Education research as a whole is a low-consensus field (Renn, 2020). Scholars come at their work from a wide range of epistemological perspectives, identifying questions in theory and practice that can be illuminated by an increasingly diverse array of intellectual approaches. Studies of queer and trans people, of queerness and transness, and of queering and transing educational spaces and practices reflect this larger phenomenon. Twenty-five years ago, when education researchers gathered for the (then called) Lesbian and Gay Studies Special Interest Group (SIG) pre-conference workshop at the annual meeting of the American Educational Research Association (AERA) the possibility of “low consensus” among scholars doing research on queer topics was hard for some of us to imagine. It was still a time of coming together, of seeking solidarity and consensus as a survival strategy in an academy hostile to the idea of queer scholarship, particularly in schools of education where capitulations to homophobia and transphobia fed pervasive “don’t ask, don’t tell, don’t make us acknowledge you” approaches to dealing with queer education scholars and scholarship.

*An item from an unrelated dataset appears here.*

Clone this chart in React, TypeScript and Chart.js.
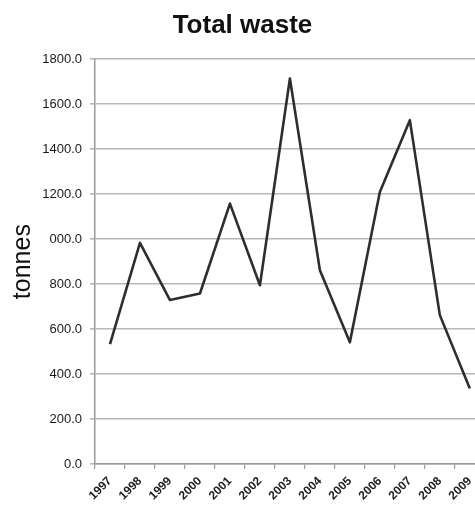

Despite this felt need to create communities within queer education research circles—the kind of community that the co-editors of this volume describe finding as colleagues at Auburn University—scholars kept mainly to the established areas of education research. Even queer theoretical dispositions could not overcome the power of our socialization into established divisions and academic departments. We studied curriculum, leadership, and teaching in K-12 schools (e.g., Kumashiro, 2002), or higher education policies related to queer students (Dilley, 2002). We explored histories of queer public school teachers (Blount, 2006) or perhaps identities and experiences of LGBT college students or faculty (Bilodeau & Renn, 2005; Sears, 2002). The richness, depth, and diversity within each of these areas has increased and there are queer and trans studies across the range of education topics. Yet for the most part, queer education research has retained the overall contours of education research divided by topics and subtopics. This volume is the result of the co-editors’ ongoing efforts to stop reproducing these artificial boundaries.
Bridging the gap is inherently queer; it is an inherently transing activity. Education researchers as a whole are not especially experienced with working outside our areas. Yet we frequently acknowledge that creating equitable and safe learning settings from early childhood through adult education requires
This volume also queers things up in another important way. Thinking back to the Lesbian and Gay Studies SIG of 25 years ago I remember feeling like putting up a united front, even if it that unity was a fiction, was a tactic to gain legitimacy for queer education research in the academy. Airing differences among us was best done behind closed doors. Alienating pathbreaking senior colleagues by challenging their methods, assumptions, racism, sexism, and genderism did not seem in the best interests of emerging scholars. The nature of scholarly inquiry requires questioning existing knowledge, but in a field with few LGBTQ+ senior colleagues the stakes felt especially high. Whether or not those established scholars actually held the gatekeeping power I imagined, it would take some courage to articulate a queer education research agenda beyond the “lesbian and gay studies” framework (see Meyer, 2013a, 2013b). Fortunately, pathbreaking work by scholars like Kevin Kumashiro (2001, 2002), Eric Rofes (2000, 2005), Ed Brockenbrough (2012, 2013, 2015), Roland Coloma (2006), Genny Beemyn (2005), Darris Means (Means, 2017; Means & Jaeger, 2013), Z Nicolazzo (2016a, 2016b) and many authors in this volume has continued to demonstrate that educational research, theory, and practice have the capacity to expand, deepen, and broaden. Weaving threads across and between the work of these scholars is essential for the present and the future of queer education research, queer educators, and queer learners across the lifespan. The chapters and responses in this volume create a space to hold disagreements, concurrence, questions, and reframings. As a whole they show that queering up knowledge creation to be about the differences among us, not in spite of those differences, is a way forward not only for queer education research but potentially for education research as a whole.
The stakes for this expansive view of queer education scholarship are high. Transgender students and educators are under attack in legislatures and school corridors. Queers of color face multiple threats in educational settings that should be places of safety and love. Decades of queer education research have done much to illuminate what is wrong and what could be right to create equitable, safe, humane, and just educational environments, but by keeping our work separated into the artificial boundaries of the larger field of education
To be clear, bridging the gaps does not mean that queer education research must lose its potential as a low-consensus field to bring in new ideas, methodologies, and creativity (see Renn, 2020). Indeed, bridging the gaps creates new spaces for imagining a more queer- and trans-liberatory, anti-racist future for queer education research. If it is truly queer(ed), then this future will be a model for the field of educational research for lowering the barriers to working with and against ideas from across existing boundaries. This volume is both an example for queer education research and a call to our colleagues in other areas of education research to join us.